→ **WHAT YOU HAVE TO DO**
Copy each line of the data below with the word "this".

(Items listed in a dataset)
%%

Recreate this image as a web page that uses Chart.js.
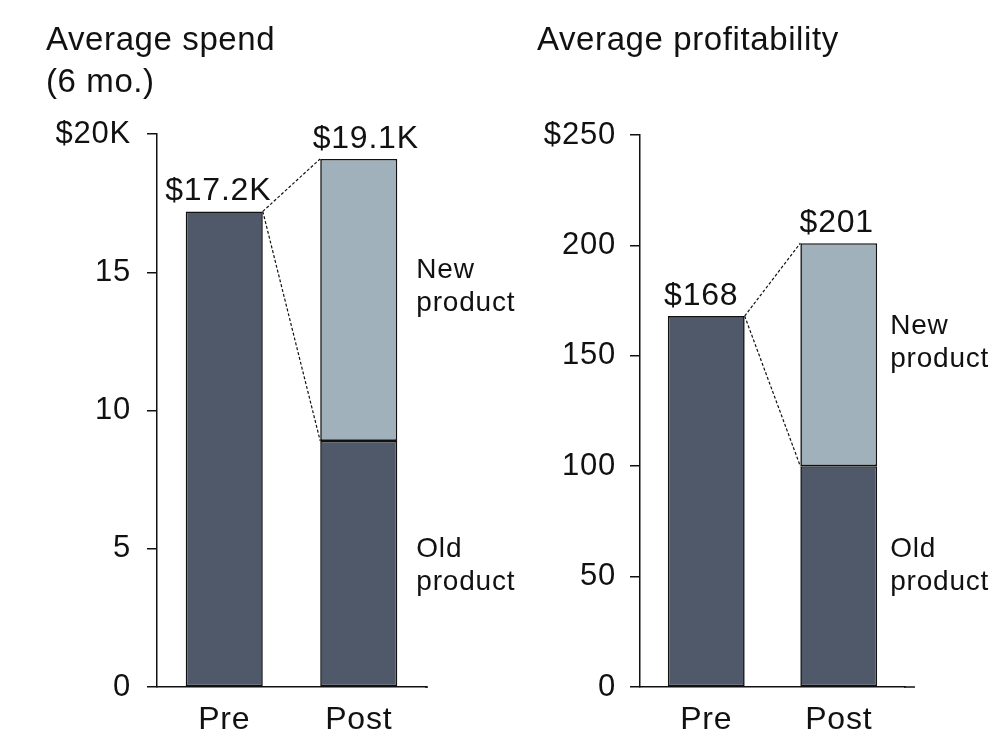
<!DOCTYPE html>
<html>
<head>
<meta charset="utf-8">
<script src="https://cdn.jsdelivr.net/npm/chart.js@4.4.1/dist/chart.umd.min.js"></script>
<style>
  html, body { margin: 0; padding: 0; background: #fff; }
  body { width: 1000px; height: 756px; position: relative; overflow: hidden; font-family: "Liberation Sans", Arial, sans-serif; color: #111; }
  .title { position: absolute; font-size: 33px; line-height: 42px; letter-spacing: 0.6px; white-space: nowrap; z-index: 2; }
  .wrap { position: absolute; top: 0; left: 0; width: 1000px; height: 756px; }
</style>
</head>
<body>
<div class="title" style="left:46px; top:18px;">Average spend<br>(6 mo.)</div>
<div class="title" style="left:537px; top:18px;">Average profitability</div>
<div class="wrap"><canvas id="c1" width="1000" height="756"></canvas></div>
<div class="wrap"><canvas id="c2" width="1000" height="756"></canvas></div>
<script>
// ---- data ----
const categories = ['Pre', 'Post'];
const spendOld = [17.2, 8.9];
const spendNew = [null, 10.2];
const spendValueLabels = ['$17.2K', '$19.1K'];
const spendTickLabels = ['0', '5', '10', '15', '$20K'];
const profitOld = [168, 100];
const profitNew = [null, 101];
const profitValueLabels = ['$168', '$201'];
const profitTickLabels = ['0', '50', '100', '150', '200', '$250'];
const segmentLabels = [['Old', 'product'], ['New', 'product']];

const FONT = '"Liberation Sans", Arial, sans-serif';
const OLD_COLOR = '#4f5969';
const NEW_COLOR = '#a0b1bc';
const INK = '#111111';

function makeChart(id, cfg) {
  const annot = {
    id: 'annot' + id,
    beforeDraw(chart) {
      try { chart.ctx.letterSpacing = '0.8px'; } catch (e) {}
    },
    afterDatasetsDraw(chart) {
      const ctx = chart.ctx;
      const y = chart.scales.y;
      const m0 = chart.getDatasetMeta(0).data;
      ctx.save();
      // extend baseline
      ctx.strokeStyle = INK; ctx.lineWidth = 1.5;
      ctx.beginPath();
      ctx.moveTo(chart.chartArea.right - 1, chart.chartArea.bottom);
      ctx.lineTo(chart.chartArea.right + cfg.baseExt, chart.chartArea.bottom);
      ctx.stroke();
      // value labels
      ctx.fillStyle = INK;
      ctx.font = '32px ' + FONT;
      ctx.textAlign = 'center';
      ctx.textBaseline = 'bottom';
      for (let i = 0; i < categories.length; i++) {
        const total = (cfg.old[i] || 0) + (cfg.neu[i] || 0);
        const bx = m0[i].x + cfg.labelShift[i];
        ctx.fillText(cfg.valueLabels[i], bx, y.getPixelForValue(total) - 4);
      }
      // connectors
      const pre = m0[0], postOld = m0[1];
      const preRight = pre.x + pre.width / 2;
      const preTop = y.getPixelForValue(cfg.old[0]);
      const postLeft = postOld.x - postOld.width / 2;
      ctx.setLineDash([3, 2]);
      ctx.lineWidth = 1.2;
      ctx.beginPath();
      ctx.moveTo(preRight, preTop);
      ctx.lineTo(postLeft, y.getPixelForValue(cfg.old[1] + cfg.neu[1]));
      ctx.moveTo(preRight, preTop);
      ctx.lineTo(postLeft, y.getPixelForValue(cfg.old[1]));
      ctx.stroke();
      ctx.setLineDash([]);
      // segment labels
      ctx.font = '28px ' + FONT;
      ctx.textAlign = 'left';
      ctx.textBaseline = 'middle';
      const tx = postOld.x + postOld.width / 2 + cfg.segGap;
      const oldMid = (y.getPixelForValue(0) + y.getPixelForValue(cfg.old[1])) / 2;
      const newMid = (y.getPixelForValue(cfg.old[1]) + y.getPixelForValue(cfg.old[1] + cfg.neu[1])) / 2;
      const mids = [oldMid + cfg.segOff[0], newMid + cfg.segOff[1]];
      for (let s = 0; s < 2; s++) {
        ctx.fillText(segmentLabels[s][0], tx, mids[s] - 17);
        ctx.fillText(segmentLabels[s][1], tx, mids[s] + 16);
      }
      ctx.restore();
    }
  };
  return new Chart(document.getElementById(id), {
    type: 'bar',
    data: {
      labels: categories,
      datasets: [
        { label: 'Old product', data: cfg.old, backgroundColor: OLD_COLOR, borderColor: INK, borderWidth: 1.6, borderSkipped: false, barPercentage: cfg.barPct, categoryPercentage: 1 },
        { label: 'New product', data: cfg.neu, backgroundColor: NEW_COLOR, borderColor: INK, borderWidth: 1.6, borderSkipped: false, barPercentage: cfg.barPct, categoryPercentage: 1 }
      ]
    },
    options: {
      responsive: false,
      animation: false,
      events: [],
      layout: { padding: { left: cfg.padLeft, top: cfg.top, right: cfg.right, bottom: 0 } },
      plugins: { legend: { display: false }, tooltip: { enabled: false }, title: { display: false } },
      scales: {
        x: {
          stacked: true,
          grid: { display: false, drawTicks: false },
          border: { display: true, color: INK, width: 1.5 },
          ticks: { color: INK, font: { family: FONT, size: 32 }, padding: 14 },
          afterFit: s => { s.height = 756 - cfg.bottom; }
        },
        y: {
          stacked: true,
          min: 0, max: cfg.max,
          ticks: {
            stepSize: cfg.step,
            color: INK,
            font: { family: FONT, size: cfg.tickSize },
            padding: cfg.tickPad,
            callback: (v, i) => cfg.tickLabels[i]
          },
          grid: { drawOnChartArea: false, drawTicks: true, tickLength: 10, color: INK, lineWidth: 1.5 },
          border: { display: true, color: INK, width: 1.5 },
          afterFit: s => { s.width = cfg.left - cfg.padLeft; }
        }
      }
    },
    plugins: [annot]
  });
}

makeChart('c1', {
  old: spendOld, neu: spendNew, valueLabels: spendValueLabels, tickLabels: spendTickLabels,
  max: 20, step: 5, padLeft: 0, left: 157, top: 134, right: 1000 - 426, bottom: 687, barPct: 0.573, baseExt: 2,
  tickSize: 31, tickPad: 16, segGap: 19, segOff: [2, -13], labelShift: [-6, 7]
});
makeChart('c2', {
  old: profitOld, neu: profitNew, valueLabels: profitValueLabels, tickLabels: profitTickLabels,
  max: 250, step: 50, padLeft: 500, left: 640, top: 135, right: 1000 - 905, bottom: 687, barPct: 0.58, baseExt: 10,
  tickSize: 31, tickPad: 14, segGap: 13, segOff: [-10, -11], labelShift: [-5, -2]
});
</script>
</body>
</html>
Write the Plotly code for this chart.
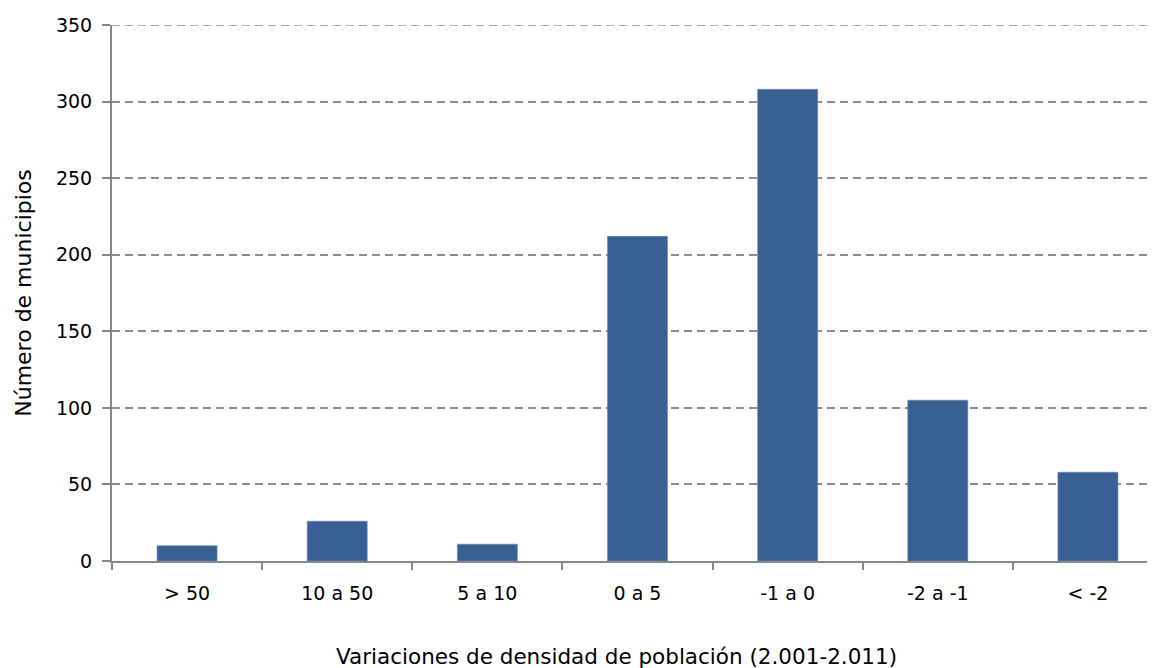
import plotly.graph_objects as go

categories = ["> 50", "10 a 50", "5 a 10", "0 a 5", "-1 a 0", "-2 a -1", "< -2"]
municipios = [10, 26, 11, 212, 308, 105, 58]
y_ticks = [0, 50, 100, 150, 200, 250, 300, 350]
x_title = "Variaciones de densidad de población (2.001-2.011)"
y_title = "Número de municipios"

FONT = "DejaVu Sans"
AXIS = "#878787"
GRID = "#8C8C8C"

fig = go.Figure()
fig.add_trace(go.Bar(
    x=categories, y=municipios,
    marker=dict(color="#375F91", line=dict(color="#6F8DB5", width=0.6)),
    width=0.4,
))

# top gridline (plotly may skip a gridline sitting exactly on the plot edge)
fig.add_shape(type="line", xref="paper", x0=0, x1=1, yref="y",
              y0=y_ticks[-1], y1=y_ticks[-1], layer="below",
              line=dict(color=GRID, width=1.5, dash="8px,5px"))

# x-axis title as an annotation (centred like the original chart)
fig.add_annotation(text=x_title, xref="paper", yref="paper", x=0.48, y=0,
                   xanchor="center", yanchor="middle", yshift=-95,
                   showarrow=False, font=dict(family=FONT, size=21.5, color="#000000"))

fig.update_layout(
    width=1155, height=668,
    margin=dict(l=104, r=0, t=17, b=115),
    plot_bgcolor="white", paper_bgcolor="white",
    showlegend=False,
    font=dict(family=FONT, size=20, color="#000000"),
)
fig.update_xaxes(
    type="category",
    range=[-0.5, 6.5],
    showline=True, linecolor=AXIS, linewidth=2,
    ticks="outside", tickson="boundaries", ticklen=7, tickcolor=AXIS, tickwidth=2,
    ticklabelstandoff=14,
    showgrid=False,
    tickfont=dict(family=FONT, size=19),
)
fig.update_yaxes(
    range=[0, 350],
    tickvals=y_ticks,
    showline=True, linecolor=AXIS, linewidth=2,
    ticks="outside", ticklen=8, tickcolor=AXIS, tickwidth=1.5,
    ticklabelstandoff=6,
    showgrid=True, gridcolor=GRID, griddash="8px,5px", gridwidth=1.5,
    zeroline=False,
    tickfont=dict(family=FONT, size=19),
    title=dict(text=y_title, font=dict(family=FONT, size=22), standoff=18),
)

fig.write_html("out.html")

%%

→ **EXERCISE RESULT**
Recreate this image as a web page that uses Chart.js.
Write the Plotly code for this chart.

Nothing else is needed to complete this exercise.